On appeal, petitioner contends that the trial court erred in awarding custody of the minor child to respondent because its determination was based solely on petitioner’s sexual conduct and not on the best interests of the child. Under section 602(a) of the Illinois Marriage and Dissolution of Marriage Act, the best interest of the child is of paramount importance in determining custody. Factors to be considered include the wishes of the parents, the preference of the child, Ms interaction with Ms parents and siblings and the child’s adjustment to home, school and community. (Ill. Rev. Stat. 1977, ch. 40, par. 602(a).) In aid of its determination, the court may appoint an attorney to represent the child’s interests in custody and visitation matters (Ill. Rev. Stat. 1977, ch. 40, par. 506); order an investigation and report concerning custodial arrangements (Ill. Rev. Stat. 1977, ch. 40, par. 605); and interview the child in chambers in the presence of counsel (Ill. Rev. Stat. 1977, ch. 40, par. 604). If competent as a witness in other respects, the child may testify to his custodial preferences. Crownover v. Crownover (1975), 33 Ill. App. 3d 327, 337 N.E.2d 56; Patton v. Armstrong (1974), 16 Ill. App. 3d 881, 307 N.E.2d 178.

By virtue of post-trial motions, timely filed within 30 days of the court’s order awarding custody, arguments upon those motions, and the order of court ruling upon the post-trial motions, it appears that subsequent to the court’s order of dissolution of the marriage-Linda Combs married Vernon Cans. This information was thus before the court at the time its final order regarding custody of Jaye Ann was entered. As it appears from the record and the court’s remarks that the adulterous relationship of Linda Combs and Cans was practically the only factor considered in making the award of custody, and that that adulterous relationship has terminated, we feel that a more meaningful inquiry must be made into the best interests of the minor child with regard to placement of her custody.

Authorities differ on the question of whether a parent who is presently living in an illicit relationship with another is, by reason of such relationship, an unfit parent. (Compare De Franco v. De Franco (1978), 67 Ill. App. 3d 760, 384 N.E.2d 997, and Gehn v. Gehn (1977), 51 Ill. App. 3d 946, 367 N.E.2d 508, with Burris v.
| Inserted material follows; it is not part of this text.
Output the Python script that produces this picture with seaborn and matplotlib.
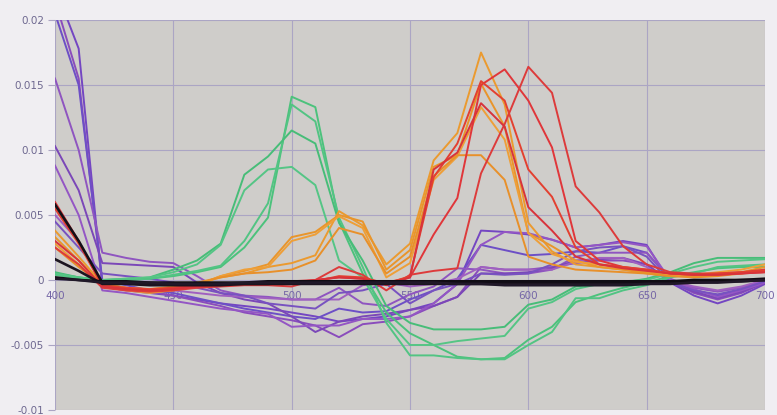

Burris (1979), 70 Ill. App. 3d 503, 388 N.E.2d 811, and Jarrett v. Jarrett (1978), 64 Ill. App. 3d 932, 382 N.E.2d 12.) However, it is generally recognized and held that past immoral conduct which has been terminated will not render a parent unfit unless it can be shown that a child would be adversely affected by such conduct. (See Nye v. Nye (1952), 411 Ill. 408, 105 N.E.2d 300; Eaton v. Eaton (1977), 50 Ill. App. 3d 306, 365 N.E.2d 647; and Hendrickson v. Hendrickson (1977), 49 Ill. App. 3d 160, 364 N.E.2d 566.) In view of this state of the law we believe the interests of the minor child, Jaye Ann, would be best served by remanding the case regarding custody for further evidence and consideration of the court.

In reaching a custody determination, the court may not consider the conduct of the proposed custodial parent which does not affect the parent-child relationship. (Ill. Rev. Stat. 1977, ch. 40, par. 602(b).) We realize that the instant situation presents difficult questions involving the separation of Jaye Ann from her brother and sister, the location of her childhood home, the number of times Jaye Ann has transferred between schools, and the bonds toward her felt by both parents. Our decision does not intimate a preference for a particular custodian, but merely directs the trial court to conduct a meaningful inquiry into Jaye Ann’s best interests, observing statutory standards and utilizing statutory procedures and giving consideration to the fact that Linda Combs has since the original judgment married Vernon Cans. We regard section 506 authorizing the appointment of separate counsel for a child in custody matters as a salutory provision especially appropriate in the instant case. (Ill. Rev. Stat. 1977, ch. 40, par. 506.) Accordingly, we reverse that portion of the court’s order placing Jaye Ann’s custody with respondent and remand the cause for further hearing.

With respect to the division of marital property, respondent contends that the trial court did not divide it in “just proportions” as required by statute. (Ill. Rev. Stat. 1977, ch. 40, par. 503(c).) Petitioner, who initially argued in her brief that she was entitled to a larger portion of the property admitted at oral argument that the distribution was equitable. Our review of the record persuades us that the trial court did not abuse its discretion in dividing the marital property. Although the division of this property was not equal, as petitioner received a larger share, we cannot say that it was inequitable (Shubert v. Shubert (1978), 66 Ill. App. 3d 29, 383 N.E.2d 266), inasmuch ás respondent has the continued use of the family’s small farming operations (see Ill. Rev. Stat. 1977, ch. 40, par. 503(c)).

On remand, the court may reconsider its disposition of the marital residence depending on the outcome of its custody determination; however, the disposition would not seem inappropriate inasmuch as the home is presently serving as the residence for the parties’ children. Petitioner and Cans have since married and live in his home. If such a modification is made, the trial court may readjust the division of the marital property to insure an equitable distribution.

One part of the disposition of the marital home was in error, however. The third option concerning disposition of the home required respondent to pay *110 monthly as “rent” to petitioner. This award is a form of maintenance which the court explicitly denied, and hence is inconsistent and cannot be allowed. Upon remarriage or cohabitation, the right to maintenance terminates (Ill. Rev. Stat. 1977, ch. 40, par. 510(b)). Accordingly, we believe that the portion of the court’s order directing Jack to pay rent to Linda was in error, and we reverse that part of the settlement order.

The judgment of the Circuit Court of Fayette County is reversed in part and remanded for further proceeding in accordance with this opinion.

Reversed in part; remanded.

JONES, P. J., and HARRISON, J., concur.